The capture of Witold Pilecki

Witold survived until the liberation of Murnau in Bavaria, getting reassigned to the military intelligence division in Italy from where he returned to Poland with a mission of gathering intelligence for the Polish government in exile. Soon, his identity was uncovered and Witold was ordered to leave Poland which he refused to do. This led to his arrest by the communist authorities. Witold was executed on 25th May 1948, despite pleas for his pardon by Prime Minister Józef Cyrankiewicz, also an Auschwitz survivor, and President Bolesław Bierut.
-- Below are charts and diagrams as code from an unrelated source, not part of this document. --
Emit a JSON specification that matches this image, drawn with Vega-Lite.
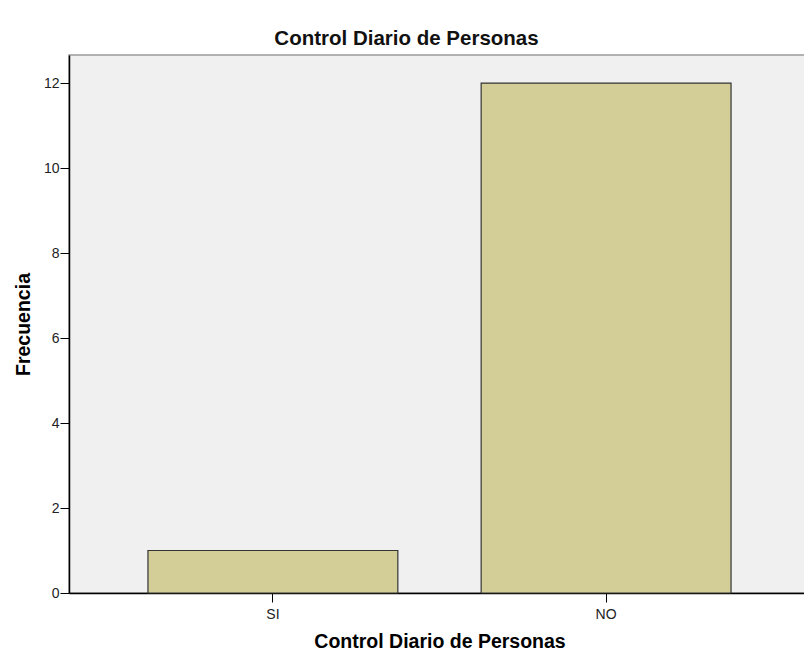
{
  "$schema": "https://vega.github.io/schema/vega-lite/v6.json",
  "width": 741,
  "height": 538,
  "autosize": {"type": "none"},
  "padding": {"left": 69, "top": 55, "right": 0, "bottom": 57},
  "background": "white",
  "title": {"text": "Control Diario de Personas", "font": "Liberation Sans", "fontSize": 20.5, "fontWeight": "bold", "color": "#111111", "anchor": "middle", "dx": -33, "offset": 6},
  "config": {"view": {"fill": "#f0f0f0", "stroke": "#9a9a9a", "strokeWidth": 1.5}},
  "data": {"values": [{"categoria": "SI", "frecuencia": 1}, {"categoria": "NO", "frecuencia": 12}]},
  "mark": {"type": "bar", "fill": "#d3ce98", "stroke": "#333333", "strokeWidth": 1.2},
  "encoding": {
    "x": {
      "field": "categoria", "type": "nominal", "sort": ["SI", "NO"],
      "scale": {"paddingInner": 0.25, "paddingOuter": 0.237},
      "axis": {"title": "Control Diario de Personas", "titleFont": "Liberation Sans", "titleFontSize": 19.5, "titleFontWeight": "bold", "titleColor": "#000000", "titlePadding": 11, "labelFont": "Liberation Sans", "labelFontSize": 14, "labelColor": "#222222", "labelAngle": 0, "labelPadding": 5, "tickSize": 9, "tickColor": "#000000", "domainColor": "#000000", "domainWidth": 1.5, "grid": false}
    },
    "y": {
      "field": "frecuencia", "type": "quantitative",
      "scale": {"domain": [0, 12.66], "nice": false, "zero": true},
      "axis": {"title": "Frecuencia", "values": [0, 2, 4, 6, 8, 10, 12], "titleFont": "Liberation Sans", "titleFontSize": 19.5, "titleFontWeight": "bold", "titleColor": "#000000", "titlePadding": 10, "labelFont": "Liberation Sans", "labelFontSize": 14, "labelColor": "#222222", "labelPadding": 1, "tickSize": 9, "tickColor": "#000000", "domainColor": "#000000", "domainWidth": 1.5, "grid": false}
    }
  }
}
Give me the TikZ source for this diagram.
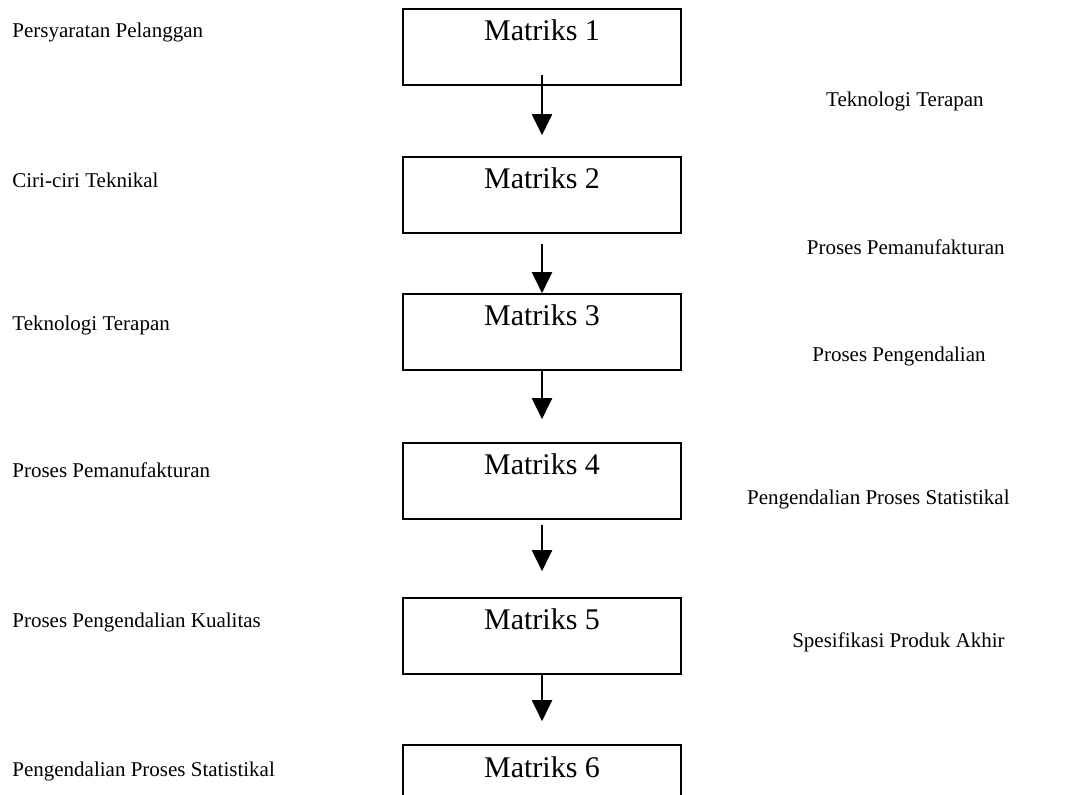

The story of Witold Pilecki and his life is just one of the many stories from the lives of prisoners of Auschwitz. His early days of peaceful life were abruptly interrupted by atrocities of war which made him one of many heroes fighting for the lives of others. Witold not only fought in the war as a soldier but also volunteered to go to one of the worst death camps of World War II. Surviving it and bringing the information out of the hell that Auschwitz was, ensuring the stories of what happened there are never forgotten.